Die Charta 77 legte den Grundstein für die Samtene Revolution 1989, die zum Sturz des kommunistischen Regimes und zur Demokratisierung des Landes führte. Bei den Protesten und der anschließenden Revolution im Jahre 1989 war es bemerkenswert, dass abgesehen von Gewalt aus den Reihen der Sicherheitskräfte keine weitere Gewalt zum Umsturz und Umdenken im Land führte. Auf vielen Bannern aus dieser Zeit stehen Worte wie „Wir möchten keine Gewalt“ und „wir haben leere Hände„, wodurch nochmal unterstrichen wurde, dass keine Waffen und keine Gewalt von der Seite der Demonstrierenden angewendet worden ist. Vielmehr sieht man auch Bilder aus der Zeit, in denen Kerzen auf den Boden vor die Sicherheitskräfte gelegt wurden und Demonstrierende auch Blumen überreichten.

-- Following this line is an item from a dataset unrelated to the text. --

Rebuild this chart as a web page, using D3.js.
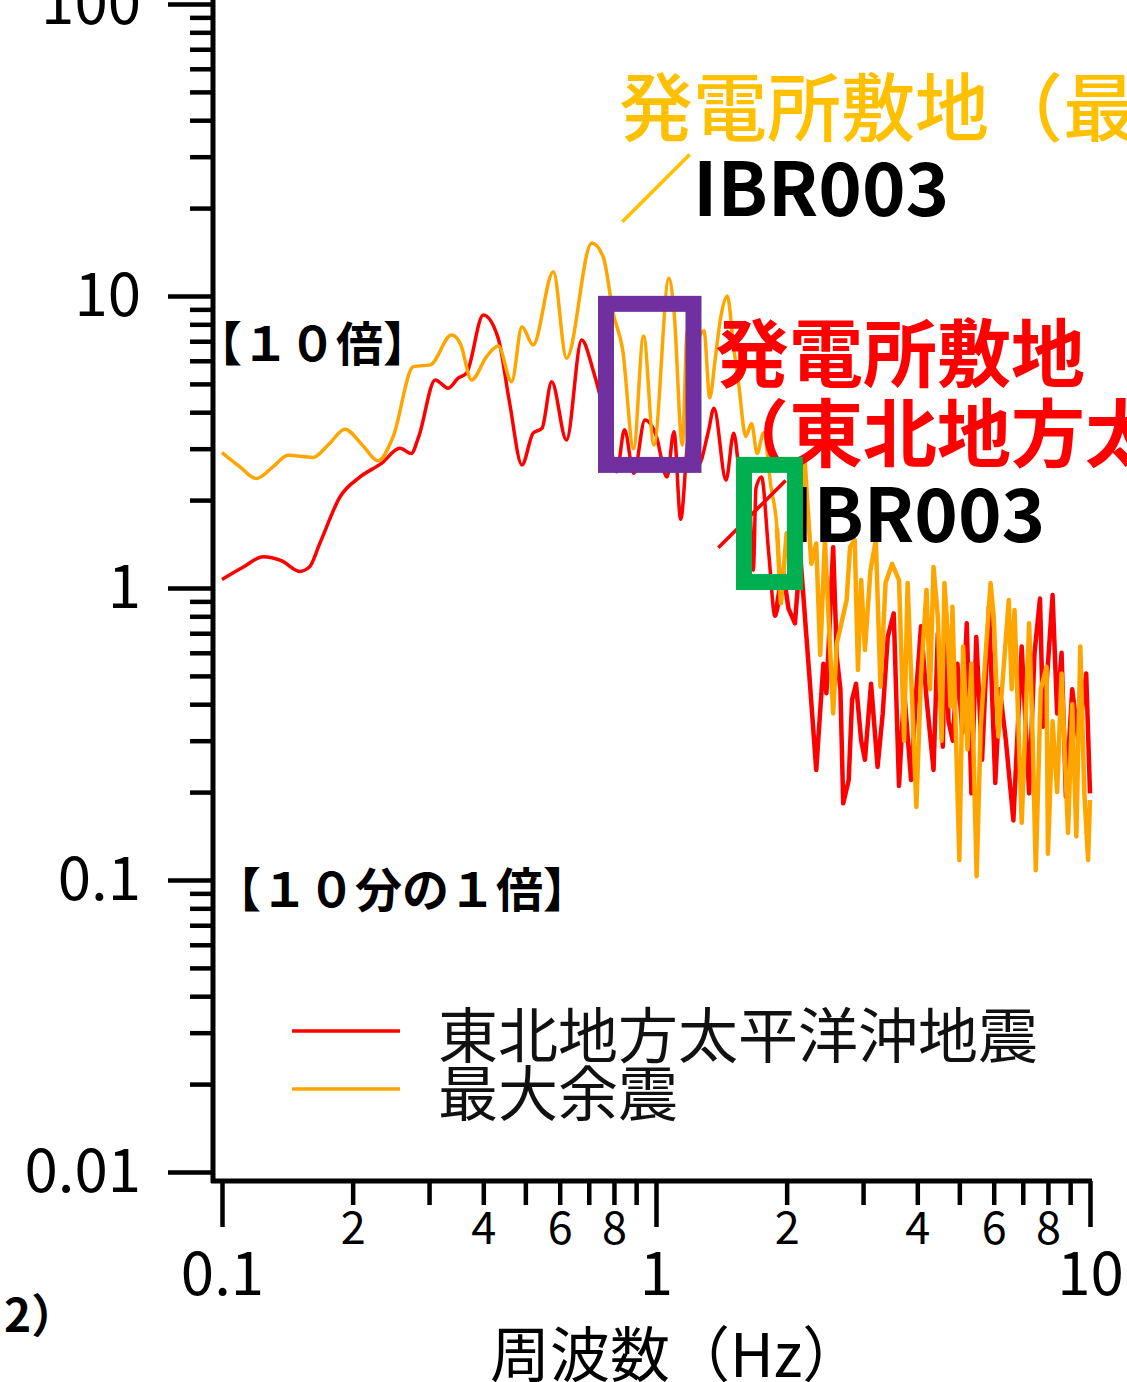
<!DOCTYPE html>
<html>
<head>
<meta charset="utf-8">
<script src="https://cdn.jsdelivr.net/npm/d3@7"></script>
<style>
  html, body { margin: 0; padding: 0; background: #fff; }
  svg { display: block; }
  text { font-family: 'Noto Sans CJK JP', sans-serif; }
</style>
</head>
<body>
<div id="chart"></div>
<script>
'use strict'

// 東北地方太平洋沖地震 (red)
var mainFreq = [0.100, 0.112, 0.1245, 0.137, 0.151, 0.159, 0.168, 0.187, 0.208, 0.233,
  0.257, 0.273, 0.284, 0.310, 0.332, 0.350, 0.366, 0.400, 0.433, 0.460,
  0.491, 0.521, 0.546, 0.575, 0.622, 0.674, 0.716, 0.744, 0.780, 0.812,
  0.846, 0.889, 0.943, 1.00, 1.06, 1.10, 1.14, 1.19, 1.25, 1.32,
  1.36, 1.45, 1.51, 1.55, 1.60, 1.63, 1.676, 1.70, 1.75, 1.82,
  1.88, 1.96, 2.02, 2.09, 2.15, 2.26, 2.34, 2.43, 2.47, 2.56,
  2.61, 2.66, 2.70, 2.78, 2.83, 2.89, 2.97, 3.03, 3.09, 3.13,
  3.24, 3.33, 3.42, 3.53, 3.63, 3.73, 3.87, 3.98, 4.08, 4.20,
  4.36, 4.46, 4.58, 4.65, 4.72, 4.83, 4.95, 5.08, 5.20, 5.33,
  5.47, 5.64, 5.85, 6.05, 6.20, 6.40, 6.66, 6.96, 7.24, 7.45,
  7.67, 7.80, 8.00, 8.20, 8.40, 8.60, 8.80, 9.10, 9.40, 9.80, 10.0]
var mainAmp = [1.07, 1.18, 1.28, 1.24, 1.14, 1.18, 1.42, 2.05, 2.40, 2.67,
  3.01, 2.89, 3.30, 5.16, 4.83, 5.23, 5.44, 8.61, 7.16, 4.30,
  2.64, 3.39, 3.52, 5.09, 3.21, 7.07, 5.58, 4.52, 3.30, 2.50,
  3.48, 2.47, 3.76, 3.34, 2.40, 3.43, 1.72, 3.25, 2.63, 3.43,
  4.13, 2.34, 3.39, 2.60, 1.68, 2.54, 1.15, 2.20, 2.40, 1.30,
  0.80, 1.15, 0.85, 0.757, 1.30, 0.484, 0.238, 0.55, 0.436, 1.38,
  0.58, 0.45, 0.183, 0.22, 0.414, 0.47, 0.30, 0.258, 0.372, 0.47,
  0.244, 0.372, 0.68, 0.819, 0.21, 0.447, 0.22, 0.447, 0.74, 0.42,
  0.238, 0.70, 0.286, 0.863, 0.35, 0.30, 0.55, 0.32, 0.757, 0.198,
  0.68, 0.258, 0.863, 0.215, 0.45, 0.30, 0.16, 0.63, 0.198, 0.60,
  0.92, 0.335, 0.55, 0.946, 0.372, 0.60, 0.193, 0.45, 0.30, 0.51, 0.198]

// 最大余震 (orange)
var afterFreq = [0.100, 0.110, 0.120, 0.131, 0.142, 0.162, 0.176, 0.192, 0.210, 0.229,
  0.248, 0.276, 0.302, 0.338, 0.354, 0.376, 0.407, 0.433, 0.465, 0.491,
  0.521, 0.580, 0.622, 0.711, 0.756, 0.797, 0.838, 0.888, 0.936, 0.989,
  1.071, 1.10, 1.15, 1.18, 1.23, 1.29, 1.33, 1.37, 1.41, 1.46,
  1.51, 1.55, 1.61, 1.66, 1.71, 1.77, 1.84, 1.90, 1.94, 2.00,
  2.09, 2.20, 2.28, 2.34, 2.39, 2.45, 2.56, 2.61, 2.75, 2.80,
  2.87, 2.92, 2.97, 3.03, 3.12, 3.21, 3.29, 3.38, 3.50, 3.63,
  3.73, 3.80, 3.87, 3.98, 4.08, 4.20, 4.28, 4.36, 4.46, 4.55,
  4.62, 4.70, 4.77, 4.82, 5.00, 5.10, 5.22, 5.33, 5.48, 5.60,
  5.75, 5.90, 6.00, 6.15, 6.50, 6.60, 6.70, 6.96, 7.24, 7.38,
  7.50, 7.70, 7.94, 8.00, 8.20, 8.40, 8.60, 8.90, 9.10, 9.30,
  9.50, 9.70, 9.90, 10.0]
var afterAmp = [2.91, 2.60, 2.37, 2.60, 2.85, 2.80, 3.10, 3.50, 3.10, 2.73,
  3.30, 5.73, 5.81, 7.35, 6.88, 5.16, 6.20, 6.74, 5.09, 7.85,
  6.80, 12.1, 6.12, 15.2, 13.6, 8.72, 6.54, 3.00, 7.30, 3.09,
  11.5, 8.90, 3.09, 7.60, 7.00, 7.60, 4.48, 6.15, 8.47, 10.0,
  6.66, 5.02, 3.30, 3.66, 2.89, 3.40, 2.22, 1.60, 0.886, 1.54,
  1.42, 2.74, 1.21, 1.42, 0.59, 1.46, 0.372, 0.646, 0.91, 1.38,
  1.46, 0.524, 1.065, 0.613, 1.15, 1.46, 0.459, 1.04, 1.21, 1.065,
  0.30, 1.04, 0.51, 0.178, 0.50, 0.985, 0.45, 1.18, 0.80, 0.30,
  1.04, 0.70, 0.393, 0.863, 0.117, 0.63, 0.28, 0.55, 0.103, 0.335,
  0.60, 1.04, 0.80, 0.31, 0.91, 0.45, 0.84, 0.157, 0.757, 0.30,
  0.108, 0.45, 0.537, 0.123, 0.35, 0.20, 0.51, 0.145, 0.40, 0.141,
  0.63, 0.20, 0.117, 0.188]

var seriesNames = ['東北地方太平洋沖地震', '最大余震']
var seriesColors = ['#ff0000', '#ffa500']

var yMajorTicks = [0.01, 0.1, 1, 10, 100]
var xMajorTicks = [0.1, 1, 10]
var xLabeledMinor = [0.2, 0.4, 0.6, 0.8, 2, 4, 6, 8]
var xTitle = '周波数（Hz）'

// highlighted ranges [f0, f1, a0, a1]
var purpleBox = [0.767, 1.22, 2.64, 9.4]
var greenBox = [1.595, 2.09, 1.048, 2.64]

var width = 1127
var height = 1382

var x = d3.scaleLog().domain([0.1, 10]).range([222, 1090])
var y = d3.scaleLog().domain([0.01, 100]).range([1172, 4])

var minorY = []
var minorX = []
;[0.01, 0.1, 1, 10].forEach(function(d) {
  for (var k = 2; k <= 9; k++) minorY.push(+(d * k).toPrecision(3))
})
;[0.1, 1].forEach(function(d) {
  for (var k = 2; k <= 9; k++) minorX.push(+(d * k).toPrecision(3))
})
var xUnlabeled = minorX.filter(function(d) {
  return xLabeledMinor.indexOf(d) < 0
})

var svg = d3
  .select('#chart')
  .append('svg')
  .attr('width', width)
  .attr('height', height)

svg
  .append('rect')
  .attr('width', width)
  .attr('height', height)
  .attr('fill', '#fff')

var axisX = x(0.1) - 9
var axisY = y(0.01) + 9

function styleAxis(g, fontSize) {
  g.select('.domain').remove()
  g.selectAll('line')
    .attr('stroke', '#000')
    .attr('stroke-width', 4.5)
  g.selectAll('text')
    .attr('fill', '#000')
    .attr('font-family', "'Noto Sans CJK JP', sans-serif")
    .attr('font-size', fontSize)
}

// y axis
svg
  .append('g')
  .attr('transform', 'translate(' + axisX + ',0)')
  .call(d3.axisLeft(y).tickValues(minorY).tickSize(23).tickFormat(''))
  .call(styleAxis, 10)

svg
  .append('g')
  .attr('transform', 'translate(' + axisX + ',0)')
  .call(
    d3
      .axisLeft(y)
      .tickValues(yMajorTicks)
      .tickSize(45)
      .tickPadding(27)
      .tickFormat(function(d) {
        return String(d)
      })
  )
  .call(styleAxis, 60)

// x axis
svg
  .append('g')
  .attr('transform', 'translate(0,' + axisY + ')')
  .call(d3.axisBottom(x).tickValues(xUnlabeled).tickSize(24).tickFormat(''))
  .call(styleAxis, 10)

svg
  .append('g')
  .attr('transform', 'translate(0,' + axisY + ')')
  .call(
    d3
      .axisBottom(x)
      .tickValues(xLabeledMinor)
      .tickSize(24)
      .tickPadding(7)
      .tickFormat(function(d) {
        return d < 1 ? String(Math.round(d * 10)) : String(d)
      })
  )
  .call(styleAxis, 45)

svg
  .append('g')
  .attr('transform', 'translate(0,' + axisY + ')')
  .call(
    d3
      .axisBottom(x)
      .tickValues(xMajorTicks)
      .tickSize(46)
      .tickPadding(25)
      .tickFormat(function(d) {
        return String(d)
      })
  )
  .call(styleAxis, 60)

svg
  .append('line')
  .attr('x1', axisX)
  .attr('x2', axisX)
  .attr('y1', 0)
  .attr('y2', axisY + 2)
  .attr('stroke', '#000')
  .attr('stroke-width', 5)

svg
  .append('line')
  .attr('x1', axisX - 2)
  .attr('x2', x(10) + 2)
  .attr('y1', axisY)
  .attr('y2', axisY)
  .attr('stroke', '#000')
  .attr('stroke-width', 5)

svg
  .append('text')
  .attr('x', 490)
  .attr('y', 1350)
  .attr('dominant-baseline', 'central')
  .attr('font-size', 60)
  .attr('fill', '#000')
  .text(xTitle)

svg
  .append('text')
  .attr('x', 4)
  .attr('y', 1312)
  .attr('dominant-baseline', 'central')
  .attr('font-size', 46)
  .attr('font-weight', 700)
  .attr('fill', '#000')
  .text('2）')

// spectra: smooth below ~1.9 Hz, jagged above
var smoothLine = d3
  .line()
  .x(function(d) {
    return x(d[0])
  })
  .y(function(d) {
    return y(d[1])
  })
  .curve(d3.curveMonotoneX)

var jaggedLine = d3
  .line()
  .x(function(d) {
    return x(d[0])
  })
  .y(function(d) {
    return y(d[1])
  })

var split = 1.9

var series = [d3.zip(mainFreq, mainAmp), d3.zip(afterFreq, afterAmp)]

var spec = svg
  .selectAll('g.spec')
  .data(series)
  .enter()
  .append('g')
  .attr('class', 'spec')
  .attr('fill', 'none')
  .attr('stroke', function(d, i) {
    return seriesColors[i]
  })
  .attr('stroke-linejoin', 'round')

spec
  .append('path')
  .attr('d', function(d) {
    var lastLow = d3.max(d, function(p) {
      return p[0] <= split ? p[0] : null
    })
    return smoothLine(
      d.filter(function(p) {
        return p[0] <= split || p[0] === lastLow
      }).concat(
        d.filter(function(p) {
          return p[0] > split
        }).slice(0, 1)
      )
    )
  })
  .attr('stroke-width', 3.5)

spec
  .append('path')
  .attr('d', function(d) {
    var idx = d.findIndex(function(p) {
      return p[0] > split
    })
    return jaggedLine(d.slice(idx - 1))
  })
  .attr('stroke-width', 4.5)

// legend
var legend = svg
  .selectAll('g.legend')
  .data(seriesNames)
  .enter()
  .append('g')
  .attr('class', 'legend')
  .attr('transform', function(d, i) {
    return 'translate(292,' + (1031 + i * 58) + ')'
  })

legend
  .append('line')
  .attr('x1', 0)
  .attr('x2', 108)
  .attr('stroke', function(d, i) {
    return seriesColors[i]
  })
  .attr('stroke-width', 3.5)

legend
  .append('text')
  .attr('x', 146)
  .attr('dominant-baseline', 'central')
  .attr('font-size', 60)
  .attr('fill', '#111')
  .text(function(d) {
    return d
  })

// annotations
function note(xp, yp, size, weight, parts) {
  var t = svg
    .append('text')
    .attr('x', xp)
    .attr('y', yp)
    .attr('dominant-baseline', 'central')
    .attr('font-size', size)
    .attr('font-weight', weight)
  parts.forEach(function(p) {
    t.append('tspan')
      .attr('fill', p[1])
      .text(p[0])
  })
}

note(195, 340, 47, 700, [['【１０倍】', '#000']])
note(214, 886, 47, 700, [['【１０分の１倍】', '#000']])

note(619, 102, 74, 500, [['発電所敷地（最大余震）', '#ffc000']])
note(619, 183, 74, 700, [['／', '#ffc000'], ['IBR003', '#000']])

note(715, 348, 74, 700, [['発電所敷地', '#ff0000']])
note(715, 428, 74, 700, [['（東北地方太平洋沖地震）', '#ff0000']])
note(715, 509, 74, 700, [['／', '#ff0000'], ['IBR003', '#000']])

// boxes
var boxes = [
  { r: purpleBox, color: '#7030a0' },
  { r: greenBox, color: '#00b050' }
]

svg
  .selectAll('rect.box')
  .data(boxes)
  .enter()
  .append('rect')
  .attr('class', 'box')
  .attr('x', function(d) {
    return x(d.r[0])
  })
  .attr('y', function(d) {
    return y(d.r[3])
  })
  .attr('width', function(d) {
    return x(d.r[1]) - x(d.r[0])
  })
  .attr('height', function(d) {
    return y(d.r[2]) - y(d.r[3])
  })
  .attr('fill', 'none')
  .attr('stroke', function(d) {
    return d.color
  })
  .attr('stroke-width', 16)
</script>
</body>
</html>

Der 17. November ist Jahrestag und zugleich Nationalfeiertag ist in der Tschechischen und Slowakischen Republik.
Er trägt den Namen „Tag des Kampfes für Freiheit und die Demokratie“. Er erinnert an all die mutigen Menschen, die sich gegen das sozialistische Regime gewehrt und teilweise sogar mit dem Tod für die Wahrheit bezahlt haben. Er erinnert daran, wie wichtig eine unabhängige und pluralistische Medienlandschaft ist. Wie wichtig es ist, dass Menschenrechte garantiert sind und zeigt aber auch, dass Demokratie kein Selbstläufer ist. Vielmehr muss man für die Demokratie einstehen. Und man muss für die Demokratie und die Freiheit kämpfen.
Und er erinnert schließlich auch daran, wie die Liebe und Wahrheit über die Lüge und Hass gesiegt hat.